WORK TO DO:
In full and without alteration, give the listing again.
## Begin SUPPLIED MATERIAL
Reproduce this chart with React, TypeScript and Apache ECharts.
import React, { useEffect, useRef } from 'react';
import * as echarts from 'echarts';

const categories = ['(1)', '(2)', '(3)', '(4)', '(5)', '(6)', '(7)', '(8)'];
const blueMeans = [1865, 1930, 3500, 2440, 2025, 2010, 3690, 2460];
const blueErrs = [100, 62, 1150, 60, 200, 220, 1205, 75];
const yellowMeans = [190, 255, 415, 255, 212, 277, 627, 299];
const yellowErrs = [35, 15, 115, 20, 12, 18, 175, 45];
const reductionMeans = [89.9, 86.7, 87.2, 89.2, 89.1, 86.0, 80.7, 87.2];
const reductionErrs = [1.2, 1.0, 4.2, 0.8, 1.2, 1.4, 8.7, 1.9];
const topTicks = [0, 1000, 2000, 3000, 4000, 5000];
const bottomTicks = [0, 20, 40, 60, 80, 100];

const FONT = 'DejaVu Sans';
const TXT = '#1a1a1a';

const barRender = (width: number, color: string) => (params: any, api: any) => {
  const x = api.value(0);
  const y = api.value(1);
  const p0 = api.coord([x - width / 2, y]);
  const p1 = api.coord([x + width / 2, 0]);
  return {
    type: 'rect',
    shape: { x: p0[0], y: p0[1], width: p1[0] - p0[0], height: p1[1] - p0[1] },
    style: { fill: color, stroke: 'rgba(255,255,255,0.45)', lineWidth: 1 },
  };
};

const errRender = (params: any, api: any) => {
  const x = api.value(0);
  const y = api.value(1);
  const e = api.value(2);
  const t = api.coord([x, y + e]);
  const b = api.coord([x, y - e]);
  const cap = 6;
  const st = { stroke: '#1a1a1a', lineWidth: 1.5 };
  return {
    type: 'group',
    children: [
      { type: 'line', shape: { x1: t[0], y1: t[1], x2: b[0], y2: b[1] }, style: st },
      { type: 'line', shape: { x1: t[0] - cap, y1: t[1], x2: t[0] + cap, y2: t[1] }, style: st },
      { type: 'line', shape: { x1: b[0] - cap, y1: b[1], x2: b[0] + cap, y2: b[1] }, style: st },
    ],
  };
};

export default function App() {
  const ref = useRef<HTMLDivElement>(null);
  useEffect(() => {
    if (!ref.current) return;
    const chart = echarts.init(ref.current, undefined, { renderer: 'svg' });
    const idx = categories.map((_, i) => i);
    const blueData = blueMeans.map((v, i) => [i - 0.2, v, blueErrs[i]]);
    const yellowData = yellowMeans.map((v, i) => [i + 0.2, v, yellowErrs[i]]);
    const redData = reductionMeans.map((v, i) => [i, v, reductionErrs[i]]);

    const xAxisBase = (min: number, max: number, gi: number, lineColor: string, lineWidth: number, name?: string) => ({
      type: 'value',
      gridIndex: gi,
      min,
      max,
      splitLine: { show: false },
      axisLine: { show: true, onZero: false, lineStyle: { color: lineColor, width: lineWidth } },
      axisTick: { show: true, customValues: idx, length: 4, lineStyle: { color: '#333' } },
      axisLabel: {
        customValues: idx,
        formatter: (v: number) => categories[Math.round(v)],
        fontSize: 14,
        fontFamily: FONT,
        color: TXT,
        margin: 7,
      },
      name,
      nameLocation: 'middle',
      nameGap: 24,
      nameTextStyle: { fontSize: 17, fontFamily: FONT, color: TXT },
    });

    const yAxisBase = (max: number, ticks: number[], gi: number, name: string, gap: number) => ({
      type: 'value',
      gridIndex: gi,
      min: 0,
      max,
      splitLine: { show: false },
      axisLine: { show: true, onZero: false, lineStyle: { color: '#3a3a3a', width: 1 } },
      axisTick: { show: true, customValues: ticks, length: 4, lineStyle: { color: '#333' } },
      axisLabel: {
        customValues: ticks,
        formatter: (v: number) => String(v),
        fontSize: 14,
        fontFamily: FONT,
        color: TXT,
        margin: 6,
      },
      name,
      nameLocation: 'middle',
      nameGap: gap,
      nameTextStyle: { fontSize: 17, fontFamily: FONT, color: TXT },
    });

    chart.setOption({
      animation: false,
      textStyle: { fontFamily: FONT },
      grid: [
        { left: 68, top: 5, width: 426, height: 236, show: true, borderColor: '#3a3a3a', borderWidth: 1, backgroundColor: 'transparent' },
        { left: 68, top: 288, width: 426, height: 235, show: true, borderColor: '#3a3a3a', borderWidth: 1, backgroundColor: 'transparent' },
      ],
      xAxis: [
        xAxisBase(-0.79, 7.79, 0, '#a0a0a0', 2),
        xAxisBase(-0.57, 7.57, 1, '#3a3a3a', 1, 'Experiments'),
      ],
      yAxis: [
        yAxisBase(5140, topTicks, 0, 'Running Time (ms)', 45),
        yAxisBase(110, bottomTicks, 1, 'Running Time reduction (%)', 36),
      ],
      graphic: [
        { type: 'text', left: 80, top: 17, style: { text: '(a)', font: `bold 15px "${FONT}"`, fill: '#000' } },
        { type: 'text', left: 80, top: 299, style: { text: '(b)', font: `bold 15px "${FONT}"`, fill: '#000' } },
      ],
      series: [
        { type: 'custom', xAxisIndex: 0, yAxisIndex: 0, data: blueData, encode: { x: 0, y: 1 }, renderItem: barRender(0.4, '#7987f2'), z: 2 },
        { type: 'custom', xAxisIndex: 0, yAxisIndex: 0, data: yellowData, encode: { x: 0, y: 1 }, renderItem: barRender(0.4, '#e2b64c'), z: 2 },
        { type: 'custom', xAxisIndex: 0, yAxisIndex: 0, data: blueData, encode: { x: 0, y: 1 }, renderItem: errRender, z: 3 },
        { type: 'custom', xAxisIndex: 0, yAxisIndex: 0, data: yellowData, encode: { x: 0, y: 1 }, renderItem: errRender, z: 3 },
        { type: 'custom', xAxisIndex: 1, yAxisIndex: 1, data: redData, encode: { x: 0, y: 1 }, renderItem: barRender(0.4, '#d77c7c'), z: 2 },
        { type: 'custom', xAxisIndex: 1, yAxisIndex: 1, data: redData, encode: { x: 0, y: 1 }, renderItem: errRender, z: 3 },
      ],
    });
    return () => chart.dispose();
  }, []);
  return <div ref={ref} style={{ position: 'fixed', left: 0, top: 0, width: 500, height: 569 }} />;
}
## End SUPPLIED MATERIAL
THE OUTPUT:
Reproduce this chart with React, TypeScript and Apache ECharts.
import React, { useEffect, useRef } from 'react';
import * as echarts from 'echarts';

const categories = ['(1)', '(2)', '(3)', '(4)', '(5)', '(6)', '(7)', '(8)'];
const blueMeans = [1865, 1930, 3500, 2440, 2025, 2010, 3690, 2460];
const blueErrs = [100, 62, 1150, 60, 200, 220, 1205, 75];
const yellowMeans = [190, 255, 415, 255, 212, 277, 627, 299];
const yellowErrs = [35, 15, 115, 20, 12, 18, 175, 45];
const reductionMeans = [89.9, 86.7, 87.2, 89.2, 89.1, 86.0, 80.7, 87.2];
const reductionErrs = [1.2, 1.0, 4.2, 0.8, 1.2, 1.4, 8.7, 1.9];
const topTicks = [0, 1000, 2000, 3000, 4000, 5000];
const bottomTicks = [0, 20, 40, 60, 80, 100];

const FONT = 'DejaVu Sans';
const TXT = '#1a1a1a';

const barRender = (width: number, color: string) => (params: any, api: any) => {
  const x = api.value(0);
  const y = api.value(1);
  const p0 = api.coord([x - width / 2, y]);
  const p1 = api.coord([x + width / 2, 0]);
  return {
    type: 'rect',
    shape: { x: p0[0], y: p0[1], width: p1[0] - p0[0], height: p1[1] - p0[1] },
    style: { fill: color, stroke: 'rgba(255,255,255,0.45)', lineWidth: 1 },
  };
};

const errRender = (params: any, api: any) => {
  const x = api.value(0);
  const y = api.value(1);
  const e = api.value(2);
  const t = api.coord([x, y + e]);
  const b = api.coord([x, y - e]);
  const cap = 6;
  const st = { stroke: '#1a1a1a', lineWidth: 1.5 };
  return {
    type: 'group',
    children: [
      { type: 'line', shape: { x1: t[0], y1: t[1], x2: b[0], y2: b[1] }, style: st },
      { type: 'line', shape: { x1: t[0] - cap, y1: t[1], x2: t[0] + cap, y2: t[1] }, style: st },
      { type: 'line', shape: { x1: b[0] - cap, y1: b[1], x2: b[0] + cap, y2: b[1] }, style: st },
    ],
  };
};

export default function App() {
  const ref = useRef<HTMLDivElement>(null);
  useEffect(() => {
    if (!ref.current) return;
    const chart = echarts.init(ref.current, undefined, { renderer: 'svg' });
    const idx = categories.map((_, i) => i);
    const blueData = blueMeans.map((v, i) => [i - 0.2, v, blueErrs[i]]);
    const yellowData = yellowMeans.map((v, i) => [i + 0.2, v, yellowErrs[i]]);
    const redData = reductionMeans.map((v, i) => [i, v, reductionErrs[i]]);

    const xAxisBase = (min: number, max: number, gi: number, lineColor: string, lineWidth: number, name?: string) => ({
      type: 'value',
      gridIndex: gi,
      min,
      max,
      splitLine: { show: false },
      axisLine: { show: true, onZero: false, lineStyle: { color: lineColor, width: lineWidth } },
      axisTick: { show: true, customValues: idx, length: 4, lineStyle: { color: '#333' } },
      axisLabel: {
        customValues: idx,
        formatter: (v: number) => categories[Math.round(v)],
        fontSize: 14,
        fontFamily: FONT,
        color: TXT,
        margin: 7,
      },
      name,
      nameLocation: 'middle',
      nameGap: 24,
      nameTextStyle: { fontSize: 17, fontFamily: FONT, color: TXT },
    });

    const yAxisBase = (max: number, ticks: number[], gi: number, name: string, gap: number) => ({
      type: 'value',
      gridIndex: gi,
      min: 0,
      max,
      splitLine: { show: false },
      axisLine: { show: true, onZero: false, lineStyle: { color: '#3a3a3a', width: 1 } },
      axisTick: { show: true, customValues: ticks, length: 4, lineStyle: { color: '#333' } },
      axisLabel: {
        customValues: ticks,
        formatter: (v: number) => String(v),
        fontSize: 14,
        fontFamily: FONT,
        color: TXT,
        margin: 6,
      },
      name,
      nameLocation: 'middle',
      nameGap: gap,
      nameTextStyle: { fontSize: 17, fontFamily: FONT, color: TXT },
    });

    chart.setOption({
      animation: false,
      textStyle: { fontFamily: FONT },
      grid: [
        { left: 68, top: 5, width: 426, height: 236, show: true, borderColor: '#3a3a3a', borderWidth: 1, backgroundColor: 'transparent' },
        { left: 68, top: 288, width: 426, height: 235, show: true, borderColor: '#3a3a3a', borderWidth: 1, backgroundColor: 'transparent' },
      ],
      xAxis: [
        xAxisBase(-0.79, 7.79, 0, '#a0a0a0', 2),
        xAxisBase(-0.57, 7.57, 1, '#3a3a3a', 1, 'Experiments'),
      ],
      yAxis: [
        yAxisBase(5140, topTicks, 0, 'Running Time (ms)', 45),
        yAxisBase(110, bottomTicks, 1, 'Running Time reduction (%)', 36),
      ],
      graphic: [
        { type: 'text', left: 80, top: 17, style: { text: '(a)', font: `bold 15px "${FONT}"`, fill: '#000' } },
        { type: 'text', left: 80, top: 299, style: { text: '(b)', font: `bold 15px "${FONT}"`, fill: '#000' } },
      ],
      series: [
        { type: 'custom', xAxisIndex: 0, yAxisIndex: 0, data: blueData, encode: { x: 0, y: 1 }, renderItem: barRender(0.4, '#7987f2'), z: 2 },
        { type: 'custom', xAxisIndex: 0, yAxisIndex: 0, data: yellowData, encode: { x: 0, y: 1 }, renderItem: barRender(0.4, '#e2b64c'), z: 2 },
        { type: 'custom', xAxisIndex: 0, yAxisIndex: 0, data: blueData, encode: { x: 0, y: 1 }, renderItem: errRender, z: 3 },
        { type: 'custom', xAxisIndex: 0, yAxisIndex: 0, data: yellowData, encode: { x: 0, y: 1 }, renderItem: errRender, z: 3 },
        { type: 'custom', xAxisIndex: 1, yAxisIndex: 1, data: redData, encode: { x: 0, y: 1 }, renderItem: barRender(0.4, '#d77c7c'), z: 2 },
        { type: 'custom', xAxisIndex: 1, yAxisIndex: 1, data: redData, encode: { x: 0, y: 1 }, renderItem: errRender, z: 3 },
      ],
    });
    return () => chart.dispose();
  }, []);
  return <div ref={ref} style={{ position: 'fixed', left: 0, top: 0, width: 500, height: 569 }} />;
}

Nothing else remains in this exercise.